According to Ukrainian Human Rights Ombudswoman Lyudmyla Denisova, the children were among the 1.2 million Ukrainian nations who were deported against their will and warned that Moscow was working to make them Russian citizens, Reuters reported.

"When our children are taken out, they destroy the national identity, deprive our country of the future," the ombudswoman said during a national television broadcast.

"They teach our children there, in Russian, the history that Putin has told everyone,” she added.

The Kremlin, for its part, has denied targeting civilians on the front lines and has claimed that it has offered humanitarian aid to those who wish to flee Ukraine. With regards to the allegations of forcible deportations, Russia has said that civilians have willingly fled to Russia as “refugees” in order to escape heavy fighting in cities like Mariupol.
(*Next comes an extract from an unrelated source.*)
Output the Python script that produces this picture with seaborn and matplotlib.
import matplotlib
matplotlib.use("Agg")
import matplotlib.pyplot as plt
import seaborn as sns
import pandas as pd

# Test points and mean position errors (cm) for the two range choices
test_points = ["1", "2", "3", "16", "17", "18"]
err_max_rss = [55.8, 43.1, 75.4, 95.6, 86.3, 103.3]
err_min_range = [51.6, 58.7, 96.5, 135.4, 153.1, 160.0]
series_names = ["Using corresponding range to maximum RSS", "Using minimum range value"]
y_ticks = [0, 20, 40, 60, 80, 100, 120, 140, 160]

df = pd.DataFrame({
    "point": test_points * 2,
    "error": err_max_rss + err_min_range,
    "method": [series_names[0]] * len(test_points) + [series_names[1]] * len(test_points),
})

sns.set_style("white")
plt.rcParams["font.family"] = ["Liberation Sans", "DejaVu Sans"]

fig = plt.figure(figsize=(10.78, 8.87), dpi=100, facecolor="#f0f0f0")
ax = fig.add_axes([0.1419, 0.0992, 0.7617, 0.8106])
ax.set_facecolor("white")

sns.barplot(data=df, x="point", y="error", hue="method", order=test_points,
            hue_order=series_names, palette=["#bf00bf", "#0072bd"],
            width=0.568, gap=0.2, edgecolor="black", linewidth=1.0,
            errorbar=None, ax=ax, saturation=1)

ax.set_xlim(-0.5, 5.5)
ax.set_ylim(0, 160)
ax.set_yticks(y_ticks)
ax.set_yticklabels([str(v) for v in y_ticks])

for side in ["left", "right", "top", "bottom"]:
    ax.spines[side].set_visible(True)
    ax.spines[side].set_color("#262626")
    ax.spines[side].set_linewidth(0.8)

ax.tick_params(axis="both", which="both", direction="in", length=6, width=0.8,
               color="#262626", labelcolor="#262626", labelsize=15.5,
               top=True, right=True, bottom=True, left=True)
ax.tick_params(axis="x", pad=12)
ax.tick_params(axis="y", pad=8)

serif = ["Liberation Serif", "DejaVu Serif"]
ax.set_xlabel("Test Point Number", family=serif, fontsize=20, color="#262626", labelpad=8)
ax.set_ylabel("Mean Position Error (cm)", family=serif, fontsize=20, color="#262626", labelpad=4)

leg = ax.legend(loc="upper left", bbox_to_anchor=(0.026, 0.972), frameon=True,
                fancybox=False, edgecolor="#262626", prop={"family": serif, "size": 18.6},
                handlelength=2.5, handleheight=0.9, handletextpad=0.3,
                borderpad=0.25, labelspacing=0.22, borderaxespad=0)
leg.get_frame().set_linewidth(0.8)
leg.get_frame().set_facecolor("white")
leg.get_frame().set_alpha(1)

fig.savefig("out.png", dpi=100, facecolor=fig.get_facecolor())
Last month, Mykyta Poturayev, the head of the Ukrainian parliament's humanitarian committee, told the EU Parliament that Moscow has deported at least 500,000 people from Ukraine to Russia since the conflict began.  

"Half a million of Ukrainian citizens were deported from Ukraine to the Russian Federation without agreement from their side," she said, adding that there is “no opportunity to make contact with these people.”

Poturayev added that he was concerned about the fate of the Ukrainians who were forcibly sent to Russia.

"We know about so-called filtration camps for Ukrainian citizens," he said. "That's one of the possible directions of Red Cross activity, at least to find these deported people and to understand what is going (on) with them on the territory of the Russian Federation."

According to the 1949 Geneva Conventions -- which define international legal standards for humanitarian treatment during war -- it is considered a war crime to forcibly transfer civilians during a conflict to the territory of an occupying power.